Alyssa Thomas is anything but shy on the basketball court. Never afraid to put herself out there for her team, she became the University of Maryland's all-time leader in scoring, rebounding, and double-doubles — for both the men's and women's programs. Off the court is another story, though. Alyssa is soft spoken and humble. Hang out with her, and you might not realize you're in the presence of a WNBA All-Star.
Growing up in Harrisburg, PA, basketball played a big role in helping Alyssa become comfortable with herself. "One of the reasons my mom signed me up for basketball was to help me get out of my shell," she told me. And it worked. Alyssa said she's more open when she's playing basketball.
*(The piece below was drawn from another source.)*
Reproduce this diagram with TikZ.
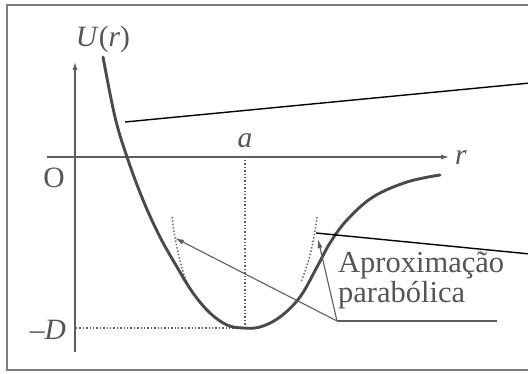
\documentclass[tikz,border=0pt]{standalone}
\usepackage{fontspec}
\setmainfont{Liberation Serif}
\usepackage{tikz}
\usetikzlibrary{arrows.meta,calc}
\definecolor{inkgray}{HTML}{4A4A4A}
\definecolor{axgray}{HTML}{5E5E5E}
\definecolor{txtgray}{HTML}{555555}

\begin{document}
\begin{tikzpicture}[
  x=1pt,y=-1pt,
  lbl/.style={font=\fontsize{29.5}{30}\selectfont,text=txtgray,inner sep=0pt},
  note/.style={lbl,font=\fontsize{30.5}{30}\selectfont},
  axis/.style={-{Latex[length=8pt,width=5pt]},draw=axgray,line width=1.1pt},
  curve/.style={draw=inkgray,line width=2.9pt,line cap=round},
  guide/.style={draw=axgray,line width=1.4pt,dotted},
  lead/.style={draw=black,line width=1.4pt},
  pointer/.style={-{Latex[length=9pt,width=5pt]},draw=axgray,line width=1.1pt},
]
\useasboundingbox (0,0) rectangle (528,374);
\clip (0,0) rectangle (528,374);
\fill[white] (0,0) rectangle (528,374);

% frame, open on the right
\draw[axgray!80,line width=1.5pt] (540,5) -- (7,5) -- (7,370) -- (540,370);

% axes
\coordinate (ybot) at (75,352);
\coordinate (ytop) at (75,62);
\coordinate (xl) at (47,157);
\coordinate (xr) at (449,157);
\draw[axis] (ybot) -- (ytop);
\draw[axis] (xl) -- (xr);

% labels on the axes
\node[lbl,anchor=base] (ulbl) at (103,47) {\textit{U}(\textit{r})};
\node[lbl,anchor=base west] (rlbl) at (455,165) {\textit{r}};
\node[lbl,anchor=base] (olbl) at (54,188) {O};
\node[lbl,anchor=base] (albl) at (245,148) {\textit{a}};
\node[lbl,anchor=base] (dlbl) at (48,340) {–\textit{D}};

% minimum
\coordinate (amin) at (245,328);
\coordinate (atop) at (245,160);
\coordinate (dleft) at (76,328);
\draw[guide] (atop) -- (amin);
\draw[guide] (dleft) -- (amin);

% parabolic approximation, outer ends only
\coordinate (pl) at (172,217);
\coordinate (pr) at (317,217);
\draw[guide] (pl) .. controls (175,242) and (180,265) .. (188,286);
\draw[guide] (pr) .. controls (314,242) and (309,262) .. (301,282);

% potential curve
\draw[curve] plot[smooth,tension=0.6] coordinates {
  (103,57) (115,117) (127,157) (143,200) (160,237) (177,267) (193,293)
  (210,313) (227,325) (243,328) (260,327) (280,317) (300,297) (317,267)
  (330,243) (347,220) (373,197) (407,182) (440,175)};

% text and its pointers
\node[note,anchor=base west] (aprox1) at (338,273) {Aproximação};
\node[note,anchor=base west] (aprox2) at (338,303) {parabólica};
\coordinate (knee) at (337,321);
\coordinate (shelf) at (497,321);
\coordinate (tipl) at (175,238);
\coordinate (tipr) at (318,239);
\draw[axgray,line width=1.1pt] (knee) -- (shelf);
\draw[pointer] (knee) -- (tipl);
\draw[pointer] (knee) -- (tipr);

% leader lines running off to the right
\coordinate (lead1) at (125,122);
\coordinate (lead1e) at (530,83);
\coordinate (lead2) at (316,233);
\coordinate (lead2e) at (530,254);
\draw[lead] (lead1) -- (lead1e);
\draw[lead] (lead2) -- (lead2e);
\end{tikzpicture}
\end{document}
The transformation might not have happened, though, if not for inclement weather. According to Alyssa, she preferred soccer over basketball — and was pretty good at it, too. When her mom, Tina Klotzbeecher-Thomas, initially signed her up for CYO basketball in third grade, Alyssa went kicking and screaming. Then, a storm made her change her mind: "I played in the rain one time and I was done with soccer," she said.
Alyssa's desire to play an indoor sport coincided with a convenient growth spurt. She started high school as a five-foot-nine freshman. "Then I hit a major growth spurt and got up to six-one," she recalled. Today, she is listed as a six-foot-two forward for the Connecticut Sun, where she's played since entering the league in 2014. But she's not always staying put. During the WNBA offseason, Alyssa has found success overseas, playing professionally in South Korea and Turkey.
After reaping the benefits herself, Alyssa wants to help other girls grow into themselves by participating in youth sports. Research shows that playing sports has a positive impact on a child's self-esteem and potential for success. Today, Alyssa's parents run an AAU organization in her hometown for both boys and girls, and Alyssa sponsors teams herself, called the Alyssa Thomas Elite. "For me, basketball has taken me places I never would have dreamed of or expected to be," she explained. Alyssa hopes that sponsoring youth basketball teams will help other girls access the opportunities she had. "And hopefully," she said, "they can get a free education like I did."
Alyssa might be quiet off the court, but you wouldn't know it watching her play. "I am a very competitive person. I'm out there screaming, yelling, just trying to fire my team up." Her dad, Bobby Thomas, helped teach her that approach, explaining to a local news outlet that the family always gives 100 percent: "We taught her when you step in between the lines you don't have any friends," he said. "You play hard, but be respectful. But everything you do off the court is what will make us proud as parents."
Once that ball is up, a switch flicks in Alyssa's head. "It's night and day really. I can't even really explain it." She doesn't have to: the results speak for themselves.